Effective persuasion does not simply advance a position — it actively engages with the opposition. The ability to counter arguments, construct effective rebuttals and maintain a focus on the issue rather than the person are marks of sophisticated persuasive writing and speaking. VCAA requires students to both analyse these strategies in texts and apply them in their own point of view work.
Addressing opposing views serves several persuasive functions:
- Credibility: Acknowledging the opposition signals intellectual honesty — the author has considered the full picture
- Pre-emption: Addressing objections before the audience raises them removes the objection’s power
- Demonstration of strength: If you can acknowledge the strongest version of the counter-argument and still defeat it, your position is demonstrated to be robust
- Audience management: Some readers begin sympathetic to the opposing view; a text that ignores their position loses them immediately
An argument that pretends no counter-arguments exist is weaker, not stronger, than one that engages with them.
The most sophisticated structure: the author concedes that the opposing argument has some merit, then rebuts it by showing that the conceded point does not ultimately defeat the overall contention.
‘While it is true that [opposing claim] — and this concern is understandable — it overlooks the fact that… Furthermore…’
This structure is more persuasive than outright dismissal because it:
- Positions the author as fair-minded and intellectually honest
- Prevents the reader from feeling that a legitimate concern has been ignored
- Allows the rebuttal to address the actual strongest version of the opposing argument (not a straw man)
Directly addressing and refuting a specific opposing claim:
- Identify the claim you are addressing: ‘Opponents argue that…’
- State what is wrong with it: ‘However, this claim relies on the assumption that… which is not supported by…’
- Offer evidence or reasoning that defeats it
Effective direct rebuttal:
- Targets the key flaw in the opposing argument (factual error, logical fallacy, unsupported claim)

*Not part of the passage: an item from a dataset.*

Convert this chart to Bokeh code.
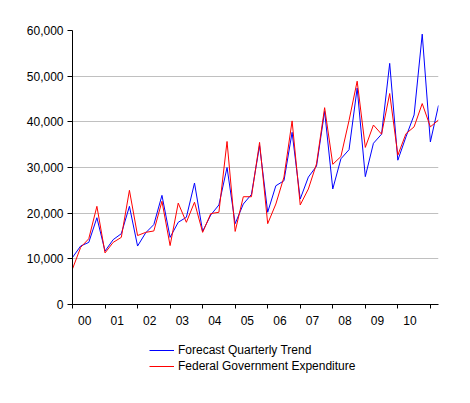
from bokeh.plotting import figure
from bokeh.layouts import column
from bokeh.models import Range1d, FixedTicker, NumeralTickFormatter, Legend, LegendItem
from bokeh.embed import file_html
from bokeh.resources import INLINE

# Quarterly observations, 2000Q1 .. 2011Q2
year_labels = ["00", "01", "02", "03", "04", "05", "06", "07", "08", "09", "10"]

forecast_quarterly_trend = [
    10300, 12800, 13600, 19000,
    11700, 14200, 15500, 21500,
    12800, 15700, 17500, 23900,
    14700, 18000, 19100, 26600,
    16000, 19600, 21800, 30000,
    17700, 22000, 24100, 34800,
    20200, 26000, 27100, 37700,
    23100, 27900, 30300, 42300,
    25300, 31900, 33900, 47400,
    28000, 35300, 37300, 52800,
    31600, 36700, 41500, 59200,
    35600, 43600,
]

federal_government_expenditure = [
    7800, 12500, 14400, 21500,
    11300, 13600, 14700, 25000,
    15100, 15800, 16100, 22600,
    12900, 22200, 18000, 22400,
    15800, 19900, 20200, 35700,
    16000, 23600, 23600, 35500,
    17700, 22000, 27900, 40200,
    21800, 25300, 30800, 43100,
    30700, 32400, 40300, 48900,
    34400, 39300, 37300, 46200,
    32700, 37400, 38900, 44000,
    38900, 40400,
]

series_names = ["Forecast Quarterly Trend", "Federal Government Expenditure"]
series_colors = ["#0000ff", "#ff0000"]

y_ticks = [0, 10000, 20000, 30000, 40000, 50000, 60000]

quarters = list(range(len(forecast_quarterly_trend)))
year_starts = [4 * k for k in range(len(year_labels) + 1)]
label_pos = [4 * k + 1.5 for k in range(len(year_labels))]

FONT = "Liberation Sans"
TXT = "#000000"

p = figure(width=470, height=340, output_backend="svg", toolbar_location=None,
           x_range=Range1d(0, len(quarters) - 1), y_range=Range1d(0, 60000),
           min_border_left=72, min_border_right=32, min_border_top=30,
           min_border_bottom=36)
p.outline_line_color = None
p.background_fill_color = "white"
p.border_fill_color = "white"

# y axis
p.yaxis.ticker = FixedTicker(ticks=y_ticks)
p.yaxis.formatter = NumeralTickFormatter(format="0,0")
p.yaxis.minor_tick_line_color = None
p.yaxis.major_tick_out = 5
p.yaxis.major_tick_in = 0
p.yaxis.major_label_standoff = 4
p.yaxis.axis_line_color = "black"
p.yaxis.major_tick_line_color = "black"
p.yaxis.major_label_text_font = FONT
p.yaxis.major_label_text_font_size = "12px"
p.yaxis.major_label_text_color = TXT

# x axis: minor ticks at year starts, labels offset into the year
p.xaxis.ticker = FixedTicker(ticks=label_pos, minor_ticks=year_starts)
p.xaxis.major_label_overrides = {pos: lab for pos, lab in zip(label_pos, year_labels)}
p.xaxis.major_tick_out = 0
p.xaxis.major_tick_in = 0
p.xaxis.minor_tick_out = 4
p.xaxis.minor_tick_in = 0
p.xaxis.minor_tick_line_color = "black"
p.xaxis.axis_line_color = "black"
p.xaxis.major_label_standoff = 7
p.xaxis.major_label_text_font = FONT
p.xaxis.major_label_text_font_size = "12px"
p.xaxis.major_label_text_color = TXT

# grid
p.xgrid.visible = False
p.ygrid.ticker = FixedTicker(ticks=y_ticks[1:-1])
p.ygrid.grid_line_color = "#c0c0c0"
p.ygrid.grid_line_width = 1

p.line(quarters, forecast_quarterly_trend, line_color=series_colors[0], line_width=1)
p.line(quarters, federal_government_expenditure, line_color=series_colors[1], line_width=1)

# legend strip below the chart
q = figure(width=470, height=63, output_backend="svg", toolbar_location=None,
           x_range=Range1d(0, 1), y_range=Range1d(0, 1),
           min_border_left=0, min_border_right=0, min_border_top=0,
           min_border_bottom=0)
q.axis.visible = False
q.grid.visible = False
q.outline_line_color = None
q.background_fill_color = "white"
q.border_fill_color = "white"
items = []
for name, col in zip(series_names, series_colors):
    rr = q.line([-5, -4], [-5, -4], line_color=col, line_width=1)
    items.append(LegendItem(label=name, renderers=[rr]))

legend = Legend(
    items=items, location=(77, 30), orientation="vertical", padding=0, margin=0,
    spacing=2, glyph_width=25, glyph_height=14, label_height=14, label_standoff=4,
    border_line_color=None, background_fill_alpha=0,
    label_text_font=FONT, label_text_font_size="12px", label_text_color=TXT,
)
q.add_layout(legend, "center")

layout = column(p, q, spacing=0)
open("out.html", "w").write(file_html(layout, INLINE))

- Does not simply reassert your own position — it engages with the opposition’s reasoning
- Is specific rather than general
Addressing likely objections before they are raised:
‘Some may argue that this policy would be too costly. In fact, the evidence suggests the opposite…’
This strategy takes control of the debate rather than responding to it.
Effective persuasion — particularly in spoken contexts — maintains respect for the person while challenging the argument. This distinction is crucial:
| Attacking the argument (appropriate) | Attacking the person (inappropriate) |
|---|---|
| ‘That interpretation of the data is not supported by…’ | ‘You clearly haven’t read the research’ |
| ‘That argument assumes X, which is not established’ | ‘Only someone who doesn’t understand economics would…’ |
| ‘There’s a simpler explanation…’ | ‘That’s a simplistic view’ |
Respectful language:
- ‘I understand the concern, but…’
- ‘There is some merit in that view, though I would argue…’
- ‘That’s an interesting point — my response would be…’
Powerful, contentious issues generate strong emotional responses. Effective persuasion and analysis requires the ability to engage with these issues with intellectual discipline:
This discipline is equally required when analysing persuasive texts: a student who is personally invested in an issue must still analyse how the text argues, not whether it agrees with their pre-existing view.
When constructing your oral point of view text:
- Identify the one or two strongest arguments against your position
- Decide whether to concede or directly rebut
- Use the concession-rebuttal structure for maximum credibility
- Maintain a respectful, argument-focused tone throughout
EXAM TIP: In the written analysis, identifying how an author uses concession and rebuttal is a mark of sophisticated analysis. Explain why this strategy is effective for the specific intended audience — not just that it ‘makes the author seem fair’.